Imagine a robed lawyer barging into an open court room, exhorting his colleagues to support an ongoing boycott campaign against judges, then telling the Bench: “If you have guts, take action against me.” Well, you don’t have to imagine. It actually happened in the Madurai Bench of the Madras High Court not long ago.
In Delhi’s Patiala court compound, the world watched in amazement as lawyers attacked student leaders, policemen and journalists. Senior lawyers appointed by the Supreme Court to look into the matter were also attacked. The violent lawyers were later seen boasting about their violence.
Bangalore still shudders with the memory of lawyers fighting pitched battles against policemen, press reporters and sundry onlookers. A judge was among some 90 people who were injured when the lawyers hurled chairs, smashed vehicles, set a police post on fire, threw water-bottles and bricks and helmets at whoever came within throwing range.
Across Kerala last month, lawyers have been gunning for journalists. There were fisticuffs and shouting of unprintable slogans. Police kept a safe distance. Judges made little effort to assert their overriding powers in court premises, even when the media room in the high court building was locked up under lawyer pressure.
These are unparalleled happenings in the history of India, or any democracy for that matter. Some of the world’s most learned and respected lawyers are Indian. Think of Palkhiwala, think of Parasaran. This tradition of eminence, scholarship and integrity is being eroded—erased?—by a callous bunch of lawyers who resort to rowdyism to push private agendas. In Delhi, the agenda was cheap politics. In Tamil Nadu, Karnataka and Kerala, it is cheap ego.

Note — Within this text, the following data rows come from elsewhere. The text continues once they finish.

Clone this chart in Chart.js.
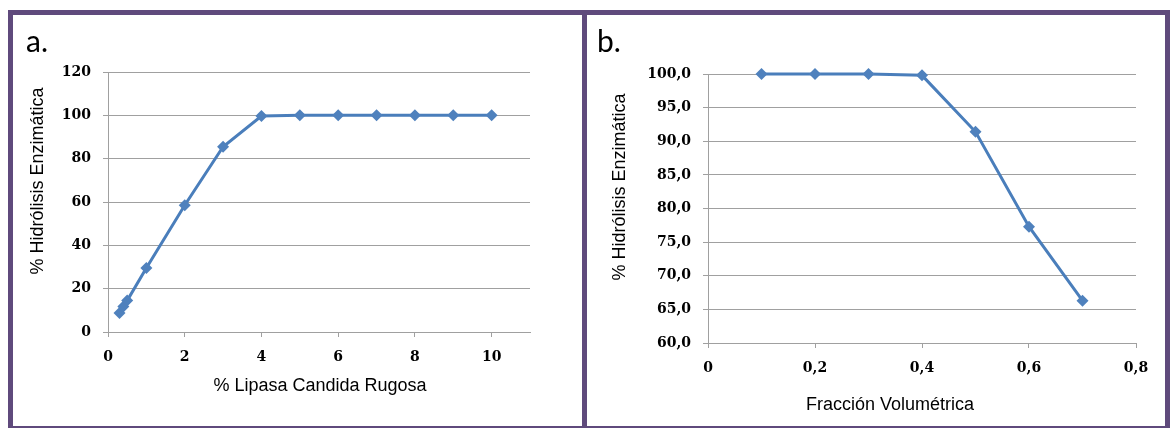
<!DOCTYPE html>
<html>
<head>
<meta charset="utf-8">
<script src="https://cdn.jsdelivr.net/npm/chart.js@4.4.1/dist/chart.umd.min.js"></script>
<style>
    html, body { margin: 0; padding: 0; background: #fff; }
    body { width: 1170px; height: 428px; position: relative; overflow: hidden; }
    .frame {
        position: absolute; left: 8px; top: 10px; width: 1162px; height: 421px;
        box-sizing: border-box; border: 5px solid #5f4a7c;
    }
    .divider { position: absolute; left: 582px; top: 10px; width: 5px; height: 420px; background: #5f4a7c; }
    .panel { position: absolute; top: 15px; height: 410px; }
    .tag { position: absolute; top: 22px; font-family: Lato, "Liberation Sans", sans-serif; font-size: 30px; color: #000; }
</style>
</head>
<body>
<div class="frame"></div>
<div class="divider"></div>
<div class="panel" style="left:13px;width:569px"><canvas id="chartA" width="569" height="410"></canvas></div>
<div class="panel" style="left:587px;width:579px"><canvas id="chartB" width="579" height="410"></canvas></div>
<div class="tag" style="left:26px">a.</div>
<div class="tag" style="left:597px">b.</div>
<script>
// panel a: % lipasa vs % hidrolisis
const lipasa = [0.3, 0.4, 0.5, 1, 2, 3, 4, 5, 6, 7, 8, 9, 10];
const hidrolisisA = [8.8, 11.8, 14.5, 29.5, 58.5, 85.5, 99.7, 100, 100, 100, 100, 100, 100];
const ticksAx = [0, 2, 4, 6, 8, 10];
const ticksAy = [0, 20, 40, 60, 80, 100, 120];

// panel b: fraccion volumetrica vs % hidrolisis
const fraccion = [0.1, 0.2, 0.3, 0.4, 0.5, 0.6, 0.7];
const hidrolisisB = [100, 100, 100, 99.8, 91.4, 77.3, 66.3];
const ticksBx = [0, 0.2, 0.4, 0.6, 0.8];
const ticksBy = [60, 65, 70, 75, 80, 85, 90, 95, 100];

const blue = '#4a7ebb';
const gridGray = '#a0a0a0';
const tickFont = { family: '"DejaVu Serif", serif', size: 14, weight: 'bold' };

// axis titles drawn at fixed spots, like the excel original
const axisTitles = {
    id: 'axisTitles',
    afterDraw(chart, args, opts) {
        const ctx = chart.ctx;
        ctx.save();
        ctx.font = '18px "Liberation Sans", Arial, sans-serif';
        ctx.fillStyle = '#000';
        ctx.textAlign = 'center';
        ctx.textBaseline = 'middle';
        ctx.fillText(opts.x.text, opts.x.cx, opts.x.cy);
        ctx.translate(opts.y.cx, opts.y.cy);
        ctx.rotate(-Math.PI / 2);
        ctx.fillText(opts.y.text, 0, 0);
        ctx.restore();
    }
};

function comma(v, dec) {
    return v === 0 ? '0' : v.toFixed(dec).replace('.', ',');
}

function makeChart(id, xs, ys, cfg) {
    const ctx = document.getElementById(id)?.getContext('2d');
    if (!ctx) return;

    const data = {
        datasets: [{
            data: xs.map((x, i) => ({ x: x, y: ys[i] })),
            borderColor: blue,
            backgroundColor: '#4f81bd',
            borderWidth: 3,
            pointStyle: 'rectRot',
            pointRadius: 6,
            pointBorderWidth: 0,
            tension: 0,
            clip: false
        }]
    };

    new Chart(ctx, {
        type: 'line',
        data: data,
        plugins: [axisTitles],
        options: {
            responsive: false,
            animation: false,
            layout: { padding: cfg.padding },
            plugins: {
                legend: { display: false },
                tooltip: { enabled: false },
                axisTitles: cfg.titles
            },
            scales: {
                x: {
                    type: 'linear',
                    min: cfg.xMin, max: cfg.xMax,
                    afterBuildTicks: s => { s.ticks = cfg.xTicks.map(v => ({ value: v })); },
                    afterFit: s => { s.height = cfg.xHeight; },
                    grid: { drawOnChartArea: false, drawTicks: true, tickLength: 5, color: gridGray },
                    border: { display: true, color: gridGray },
                    ticks: { font: tickFont, color: '#000', padding: 12, maxRotation: 0,
                        callback: v => comma(v, cfg.xDec) }
                },
                y: {
                    min: cfg.yMin, max: cfg.yMax,
                    afterBuildTicks: s => { s.ticks = cfg.yTicks.map(v => ({ value: v })); },
                    afterFit: s => { s.width = cfg.yWidth; },
                    grid: { drawOnChartArea: true, drawTicks: true, tickLength: 5, color: gridGray },
                    border: { display: true, color: gridGray },
                    ticks: { font: tickFont, color: '#000', padding: 12,
                        callback: v => comma(v, cfg.yDec) }
                }
            }
        }
    });
}

document.addEventListener('DOMContentLoaded', () => {
    makeChart('chartA', lipasa, hidrolisisA, {
        padding: { top: 57, right: 52, left: 0, bottom: 0 },
        xMin: 0, xMax: 11, xTicks: ticksAx, xDec: 0,
        yMin: 0, yMax: 120, yTicks: ticksAy, yDec: 0,
        xHeight: 93, yWidth: 95,
        titles: {
            x: { text: '% Lipasa Candida Rugosa', cx: 307, cy: 371 },
            y: { text: '% Hidrólisis Enzimática', cx: 25, cy: 166 }
        }
    });

    makeChart('chartB', fraccion, hidrolisisB, {
        padding: { top: 59, right: 30, left: 0, bottom: 0 },
        xMin: 0, xMax: 0.8, xTicks: ticksBx, xDec: 1,
        yMin: 60, yMax: 100, yTicks: ticksBy, yDec: 1,
        xHeight: 82, yWidth: 121,
        titles: {
            x: { text: 'Fracción Volumétrica', cx: 303, cy: 390 },
            y: { text: '% Hidrólisis Enzimática', cx: 33, cy: 172 }
        }
    });
});
</script>
</body>
</html>
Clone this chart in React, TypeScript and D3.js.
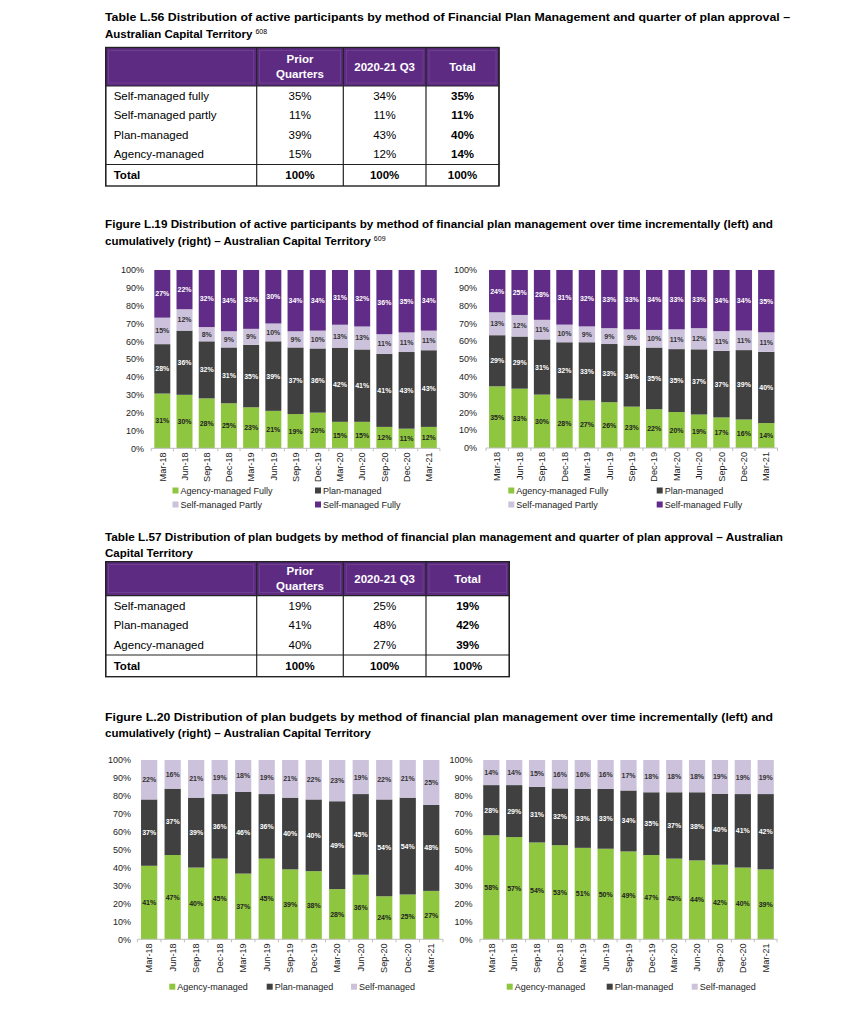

The prolonged war of attrition between the Bench and the Bar in the Madras High Court forced a judge to warn that dispensation of justice would be difficult if “shouting slogans against judges and making abusive comments in open court” continued. In May this year, the state amended the Advocates Act to debar lawyers found guilty of offences such as “browbeating and/or abusing” a judge. The lawyers saw this as another provocation and intensified their fight saying “we cannot practice without fear”. At one stage, judges asked for special CISF protection for courts.
Curiously, lawyer violence in Karnataka and Kerala was sparked by anger against the police, then turned against reporters. A lawyer in Bangalore was stopped by the police for riding pillion with three others on a bike. The association of lawyers took up cudgels against the police over this action, called for a strike which created traffic chaos in some parts of the city. The media reported this. Whereupon the lawyers turned against the media.
Kerala events unfolded in copycat style. A government lawyer took liberties with a young woman on a public road and, following the woman’s complaint, the police arrested him. The lawyers objected. The media reported this, including some details of the woman’s complaint. Whereupon the irate lawyers turned against the media with a fury that took everyone in the state by surprise.
In Kerala of course everything is mixed up with politics. A big lawyer, associated with the ruling CPI(M) leaders, was appointed advisor to the chief minister. That did not prevent him from appearing in a case against the government to defend a notorious lottery operator. Public criticism forced the big lawyer to decline the advisor post. The media reported all this, making the big lawyer turn hostile to the media. The general feeling that the big lawyer’s influence was a factor in the attacks against journalists was reinforced by comments made by his friend, the chief minister, at a press meet. Asked about the beating up of reporters, he said, “Don’t go there to beat up or be beaten up.” He then laughed at his own joke.
That being the standard of jokes and ethics in our country, the only way to ensure smooth functioning of courts, newspapers and police stations is to recognise the new fundamental rights of lawyers: The right to abuse judges in open court; the right to attack accused being produced in court; the right to beat up opponents of the political party the lawyers support; the right to ride illegally, and dangerously, overloaded bikes; the right to grab any woman walking along the road; to sum up a whole new philosophy of civilisation—the right of lawyers to break the law.
Honest lawyers, proud of their profession, must be crying in silence. The rest of India cries with them.